La mise en espace est pensée autour d’un écran central et d’un écran latéral, le premier accueillant des projections qui évoluent tout au long du spectacle (gros plans enregistrés sur les interprètes, évocations filmées), le deuxième servant principalement à accueillir le portrait de Marie-Madeleine au premier acte, à laquelle une statue de la Madone fait écho à l’opposé. Au deuxième acte, une grande table est dressée devant la projection d’un tableau composite, mêlant les images les plus violentes de la peinture baroque (L’Enlèvement des filles de Leucippe de Rubens, L’Enlèvement des Sabines de Ricci notamment), images qui entrent en résonance directe avec la position dominatrice de Scarpia sur Tosca.
À l’acte III, la représentation de la statue de Saint-Michel du véritable Château Saint-Ange à Rome orne les écrans accompagnée d’une nuit étoilée dès les premières évocations musicales de l'air légendaire E lucevan le stelle. Les costumes, signés Pierre-Jean Larroque, respectent la temporalité du livret et sont tous variés et élégants, aidant les interprètes à s’approprier leurs personnages et à jouer de manière naturelle : un travail attentif de direction d'acteurs aboutit à un jeu simple et sans caricature.
La direction d’orchestre, assurée par Yannis Pouspourikas est soutenue, bien que les instruments soient situés dans une fosse comprise au sein même de la scène. Les pupitres se trouvent amplifiés par microphones et il est de ce fait difficile d’entendre les nuances de la direction, certains instruments couvrant les autres, notamment les percussions. Malgré cette contrainte technique, le chef est à l’écoute des chanteurs (bien qu’il ne puisse pas toujours les voir) et n’éprouve pas de difficulté dans la rythmique parfois complexe de l’œuvre.
Du côté des chanteurs, La Maîtrise des Hauts-de-Seine & Unikanti dirigés par Gaël Darchen assurent leurs parties à la fin du premier acte avec professionnalisme et dynamisme. Piotr Kumon et Romain Pascal endossent respectivement les rôles de Sciarrone et Spoletta, tous deux sbires scéniquement investis. Le baryton-basse Yuri Kissin campe immédiatement et avec justesse le Sacristain, donnant de la couleur à sa voix autant qu’à l’allure bonhomme de son personnage. De même pour l’Angelotti de Javid Samadov animé d'une belle présence. Le baryton français Jean-Luc Ballestra interprète Scarpia. Doté d’un timbre expressif, la voix est équilibrée dans tous les registres et le chanteur sait modeler ses inflexions, sans perdre de mordant dans ses interventions. Son Te Deum manque un peu d'ampleur pour être pleinement ténébreux, mais il montre plus d'autorité au deuxième acte.

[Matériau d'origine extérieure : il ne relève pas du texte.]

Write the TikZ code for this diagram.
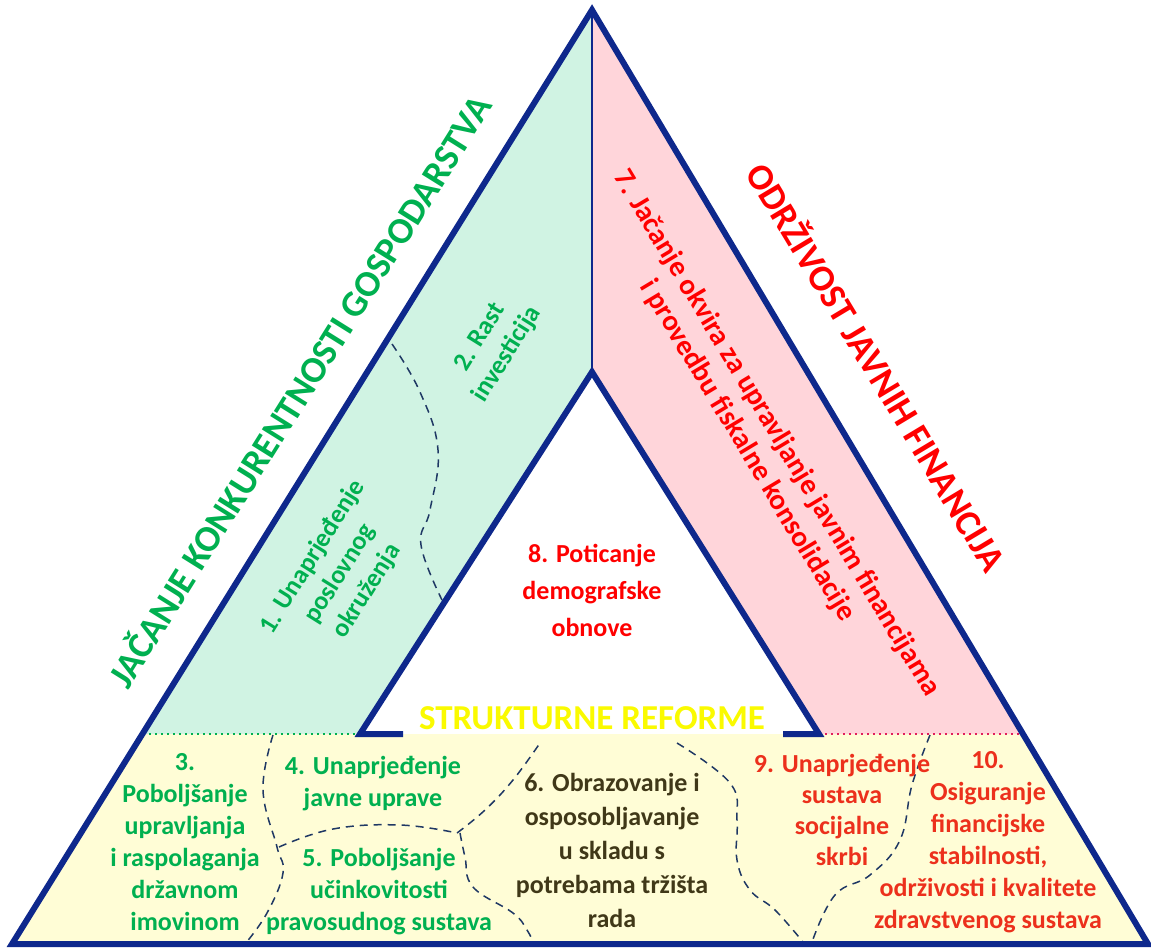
\documentclass[tikz,border=0pt]{standalone}
\usepackage{fontspec}
\setmainfont{Carlito}
\usetikzlibrary{positioning}

\definecolor{navy}{RGB}{14,40,140}
\definecolor{mint}{RGB}{208,243,227}
\definecolor{rose}{RGB}{255,213,218}
\definecolor{cream}{RGB}{255,253,214}
\definecolor{ggreen}{RGB}{0,176,80}
\definecolor{rred}{RGB}{255,0,0}
\definecolor{ored}{RGB}{236,48,28}
\definecolor{olive}{RGB}{64,56,24}
\definecolor{yel}{RGB}{250,250,0}
\definecolor{dashc}{RGB}{31,56,100}
\definecolor{pinkdot}{RGB}{225,30,90}

\tikzset{
  lbl/.style={font=\bfseries\fontsize{13}{16}\selectfont, align=center, inner sep=0pt},
  head/.style={font=\bfseries\fontsize{18.5}{22}\selectfont, inner sep=0pt},
  border/.style={draw=navy, line width=3pt, line join=miter},
  split/.style={draw=dashc, line width=0.75pt, dash pattern=on 4pt off 3pt},
}

\begin{document}
\begin{tikzpicture}[x=0.5pt,y=-0.5pt]
\useasboundingbox (0,0) rectangle (1151,948);

% corners
\coordinate (top) at (592,10);
\coordinate (bl) at (12,944);
\coordinate (br) at (1148,944);
\coordinate (itop) at (592,372);
\coordinate (ibl) at (360,734);
\coordinate (ibr) at (819,734);
\coordinate (gl) at (143,734);
\coordinate (pr) at (1022,734);

% areas
\fill[cream] (gl) -- (pr) -- (br) -- (bl) -- cycle;
\fill[mint] (top) -- (itop) -- (ibl) -- (gl) -- cycle;
\fill[rose] (top) -- (pr) -- (ibr) -- (itop) -- cycle;

\draw[ggreen, line width=1pt, dotted] (gl) -- (ibl);
\draw[pinkdot, line width=1pt, dotted] (ibr) -- (pr);

% borders between areas
\draw[split] plot[smooth, tension=0.7] coordinates {(392,344) (420,392) (438,450) (430,510) (421,545) (442,600)};
\draw[split] plot[smooth, tension=0.7] coordinates {(273,735) (263,790) (277,847) (283,873) (267,913) (245,944)};
\draw[split] plot[smooth, tension=0.7] coordinates {(279,847) (333,829) (400,825) (457,833)};
\draw[split] plot[smooth, tension=0.7] coordinates {(457,833) (485,810) (513,780) (540,743)};
\draw[split] plot[smooth, tension=0.7] coordinates {(460,833) (465,857) (473,887) (513,913) (527,930) (533,942)};
\draw[split] plot[smooth, tension=0.7] coordinates {(677,743) (730,783) (737,820) (737,860) (750,890) (775,910) (803,942)};
\draw[split] plot[smooth, tension=0.7] coordinates {(930,735) (912,785) (900,840) (870,875) (835,895) (812,942)};

\draw[navy, line width=1pt] (top) -- (itop);
\draw[border] (403,734) -- (ibl) -- (itop) -- (ibr) -- (783,734);
\draw[border] (top) -- (bl) -- (br) -- cycle;

% headings
\node[head, text=ggreen, rotate=58] (jacanje) at (298,390) {JAČANJE KONKURENTNOSTI GOSPODARSTVA};
\node[head, text=rred, rotate=-59] (odrzivost) at (878,366) {ODRŽIVOST JAVNIH FINANCIJA};
\node[font=\bfseries\fontsize{17.5}{20}\selectfont, text=yel, inner sep=0pt] (reforme) at (592,718) {STRUKTURNE REFORME};

% goals
\node[lbl, text=ggreen, rotate=58] (okruzenje) at (340,574) {1. Unaprjeđenje\\poslovnog\\okruženja};
\node[lbl, text=ggreen, rotate=58] (investicije) at (494,346) {2. Rast\\investicija};
\node[lbl, text=rred, rotate=-59, font=\bfseries\fontsize{14.5}{17}\selectfont] (okvir) at (762,442) {7. Jačanje okvira za upravljanje javnim financijama\\i provedbu fiskalne konsolidacije};
\node[lbl, text=rred, font=\bfseries\fontsize{13}{18.5}\selectfont] (demografija) at (592,590) {8. Poticanje\\demografske\\obnove};

\node[lbl, text=ggreen] (imovina) at (185,842) {3.\\Poboljšanje\\upravljanja\\i raspolaganja\\državnom\\imovinom};
\node[lbl, text=ggreen] (uprava) at (373,784) {4. Unaprjeđenje\\javne uprave};
\node[lbl, text=ggreen] (pravosudje) at (379,892) {5. Poboljšanje\\učinkovitosti\\pravosudnog sustava};
\node[lbl, text=olive, font=\bfseries\fontsize{13}{17}\selectfont] (obrazovanje) at (612,850) {6. Obrazovanje i\\osposobljavanje\\u skladu s\\potrebama tržišta\\rada};
\node[lbl, text=ored, font=\bfseries\fontsize{13}{15.5}\selectfont] (skrb) at (842,810) {9. Unaprjeđenje\\sustava\\socijalne\\skrbi};
\node[lbl, text=ored] (zdravstvo) at (988,842) {10.\\Osiguranje\\financijske\\stabilnosti,\\održivosti i kvalitete\\zdravstvenog sustava};
\end{tikzpicture}
\end{document}
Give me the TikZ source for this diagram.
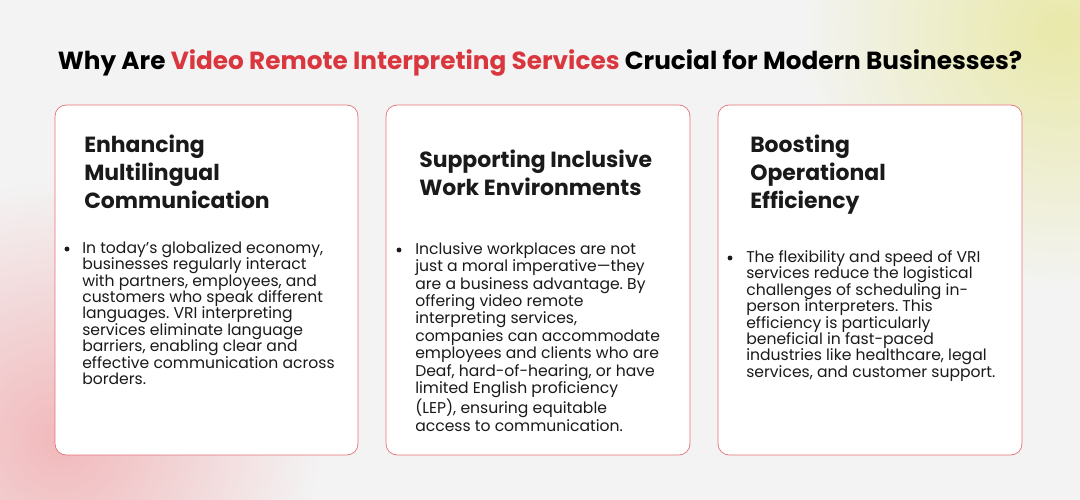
\documentclass[tikz,border=0pt]{standalone}
\usepackage{fontspec}
\setmainfont{Poppins}
\frenchspacing
\definecolor{vrired}{HTML}{D9363E}
\definecolor{bgrey}{HTML}{F3F3F3}
\definecolor{txtdark}{HTML}{1A1A1A}
\tikzset{
  card/.style={draw=vrired!70, line width=0.5pt, fill=white, rounded corners=8pt},
  heading/.style={anchor=north west, align=left, font=\fontsize{15.6}{19.9}\selectfont\bfseries, text=txtdark, inner sep=0pt},
  body/.style={anchor=north west, align=left, font=\fontsize{11.1}{11.7}\selectfont, text=txtdark, inner sep=0pt},
  dot/.style={circle, fill=txtdark, inner sep=0pt, minimum size=3.5pt}
}
\begin{document}
\begin{tikzpicture}[x=0.025cm,y=0.025cm]
  \useasboundingbox (0,0) rectangle (1080,500);
  \fill[bgrey] (0,0) rectangle (1080,500);
  % soft glows
  \begin{scope}
    \clip (0,0) rectangle (1080,500);
    \shade[inner color=vrired!35, outer color=bgrey] (60,60) circle (260);
    \shade[inner color=yellow!30!olive!25, outer color=bgrey] (1060,470) circle (260);
  \end{scope}
  % title
  \node[font=\fontsize{17.6}{22}\selectfont\bfseries, text=black] (title) at (540,437)
    {Why Are \textcolor{vrired}{Video Remote Interpreting Services} Crucial for Modern Businesses?};
  % cards
  \draw[card] (55,45) rectangle (358,395);
  \draw[card] (386,45) rectangle (690,395);
  \draw[card] (718,45) rectangle (1022,395);
  % card 1
  \node[heading] (h1) at (84,365) {Enhancing\\Multilingual\\Communication};
  \node[body] (b1) at (82,259) {In today’s globalized economy,\\businesses regularly interact\\with partners, employees, and\\customers who speak different\\languages. VRI interpreting\\services eliminate language\\barriers, enabling clear and\\effective communication across\\borders.};
  \node[dot] (d1) at (67,251) {};
  % card 2
  \node[heading] (h2) at (419,350) {Supporting Inclusive\\Work Environments};
  \node[body, font=\fontsize{11.1}{12.4}\selectfont] (b2) at (415,258) {Inclusive workplaces are not\\just a moral imperative—they\\are a business advantage. By\\offering video remote\\interpreting services,\\companies can accommodate\\employees and clients who are\\Deaf, hard-of-hearing, or have\\limited English proficiency\\(LEP), ensuring equitable\\access to communication.};
  \node[dot] (d2) at (399,250) {};
  % card 3
  \node[heading] (h3) at (750,365) {Boosting\\Operational\\Efficiency};
  \node[body] (b3) at (746,250) {The flexibility and speed of VRI\\services reduce the logistical\\challenges of scheduling in-\\person interpreters. This\\efficiency is particularly\\beneficial in fast-paced\\industries like healthcare, legal\\services, and customer support.};
  \node[dot] (d3) at (730,242) {};
\end{tikzpicture}
\end{document}
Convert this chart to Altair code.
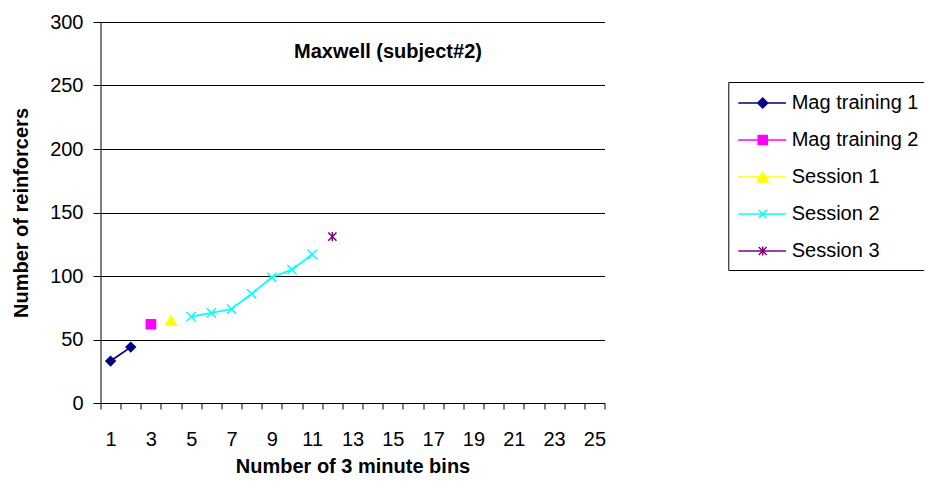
import altair as alt
import pandas as pd

# ---- data ----
series_names = ["Mag training 1", "Mag training 2", "Session 1", "Session 2", "Session 3"]
series_colors = ["#000080", "#FF00FF", "#FFFF00", "#00FFFF", "#800080"]
mag1_bins = [1, 2]
mag1_values = [33, 44]
mag2_bins = [3]
mag2_values = [62]
sess1_bins = [4]
sess1_values = [65]
sess2_bins = [5, 6, 7, 8, 9, 10, 11]
sess2_values = [68, 71, 74, 86, 99, 105, 117]
sess3_bins = [12]
sess3_values = [131]

bin_categories = list(range(1, 26))
y_ticks = [0, 50, 100, 150, 200, 250, 300]
chart_title = "Maxwell (subject#2)"
x_title = "Number of 3 minute bins"
y_title = "Number of reinforcers"

rows = []
for name, bins, vals in zip(
    series_names,
    [mag1_bins, mag2_bins, sess1_bins, sess2_bins, sess3_bins],
    [mag1_values, mag2_values, sess1_values, sess2_values, sess3_values],
):
    for b, v in zip(bins, vals):
        rows.append({"series": name, "bin": b, "value": v})
df = pd.DataFrame(rows)

FONT = "Liberation Sans"

# marker shapes for the data points (one per series)
point_shapes = [
    "diamond",
    "square",
    "M0,-1L1.15,1L-1.15,1Z",
    "M-1,-1L1,1M-1,1L1,-1",
    "M-0.9,-0.9L0.9,0.9M-0.9,0.9L0.9,-0.9M0,-1V1",
]
# legend symbols: line segment plus marker
legend_shapes = [
    "M-1,0H3.34M0.763,0L1.218,-0.455L1.673,0L1.218,0.455Z",
    "M-1,0H3.34M0.81,-0.41H1.63V0.41H0.81Z",
    "M-1,0H3.34M1.218,-0.45L1.718,0.45L0.718,0.45Z",
    "M-1,0H3.34M0.86,-0.36L1.58,0.36M0.86,0.36L1.58,-0.36",
    "M-1,0H3.34M0.86,-0.36L1.58,0.36M0.86,0.36L1.58,-0.36M1.218,-0.42V0.42",
]

x_enc = alt.X(
    "bin:O",
    scale=alt.Scale(type="band", domain=bin_categories, paddingInner=0, paddingOuter=0),
    axis=alt.Axis(
        title=x_title,
        labelAngle=0,
        labelExpr="datum.value % 2 == 1 ? datum.label : ''",
        tickBand="extent",
        tickSize=6,
        labelPadding=20,
        titlePadding=7,
        grid=False,
    ),
)
y_enc = alt.Y(
    "value:Q",
    scale=alt.Scale(domain=[0, 300], nice=False, zero=True),
    axis=alt.Axis(
        title=y_title,
        values=y_ticks,
        grid=True,
        gridColor="black",
        gridOpacity=1,
        gridWidth=1,
        tickSize=7.5,
        labelPadding=10,
        titlePadding=18,
    ),
)

color_scale = alt.Scale(domain=series_names, range=series_colors)

data_layers = []
for name, col, shp in zip(series_names, series_colors, point_shapes):
    base = alt.Chart(df).transform_filter(alt.datum.series == name)
    data_layers.append(
        base.mark_line(strokeWidth=1.75, color=col).encode(x=x_enc, y=y_enc)
    )
    data_layers.append(
        base.mark_point(opacity=1, strokeWidth=1.5, size=85, shape=shp, fill=col, stroke=col, filled=True)
        .encode(x=x_enc, y=y_enc)
    )

legend_def = alt.Legend(
    title=None,
    orient="none",
    legendX=627.8,
    legendY=60,
    padding=9,
    strokeColor="black",
    labelFont=FONT,
    labelFontSize=20,
    labelColor="black",
    labelOffset=30.4,
    labelLimit=400,
    symbolSize=484,
    symbolStrokeWidth=1.5,
    symbolOpacity=1,
    rowPadding=15,
)

legend_layer = alt.Chart(df).mark_point(opacity=0, strokeWidth=1.5).encode(
    x=x_enc,
    y=y_enc,
    fill=alt.Fill("series:N", scale=color_scale, legend=legend_def),
    stroke=alt.Stroke("series:N", scale=color_scale, legend=legend_def),
    shape=alt.Shape("series:N", scale=alt.Scale(domain=series_names, range=legend_shapes), legend=legend_def),
)

title_layer = alt.Chart(pd.DataFrame({"t": [chart_title]})).mark_text(
    font=FONT, fontSize=20, fontWeight="bold", align="center", baseline="alphabetic", color="black"
).encode(
    x=alt.value(287.5),
    y=alt.value(36.3),
    text="t:N",
)

chart = (
    alt.layer(*data_layers, legend_layer, title_layer)
    .properties(
        width=504,
        height=381,
        autosize=alt.AutoSizeParams(type="none"),
        padding={"left": 92.5, "top": 14, "right": 319.5, "bottom": 72},
        background="white",
    )
    .configure_view(stroke=None)
    .configure_axis(
        labelFont=FONT,
        labelFontSize=20,
        labelColor="black",
        titleFont=FONT,
        titleFontSize=20,
        titleFontWeight="bold",
        titleColor="black",
        domainColor="black",
        domainWidth=1,
        tickColor="black",
        tickWidth=1,
    )
)

chart.save("out.html", embed_options={"renderer": "svg", "actions": False})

Le peintre Cavaradossi est incarné par le ténor italien Paolo Scariano. Sa voix légère manque de rondeur au premier acte, gênée par un vibrato serré dû peut-être au stress, mais le chanteur gagne en confiance dans la deuxième partie et offre son grand air avec des aigus sensibles, plus soutenus et affirmés. À l’image de son partenaire, la Tosca de Deniz Yetim s’épanouit plus particulièrement à partir de l’acte II où son incarnation s’approfondit en même temps que sa voix, au timbre séduisant et au phrasé soigné. Le médium peine parfois à être audible et le micro accentue sans doute la sensation d’un vibrato assez ample. Cependant, la chanteuse sait délivrer des accents poignants et sincères au fil de la soirée.
Il est à noter que le rôle de Tosca est tenu par trois chanteuses différentes selon les lieux (les autres étant Ewa Vesin et Karine Babajanyan, tandis que Christophe Berry sera Mario pour deux dates).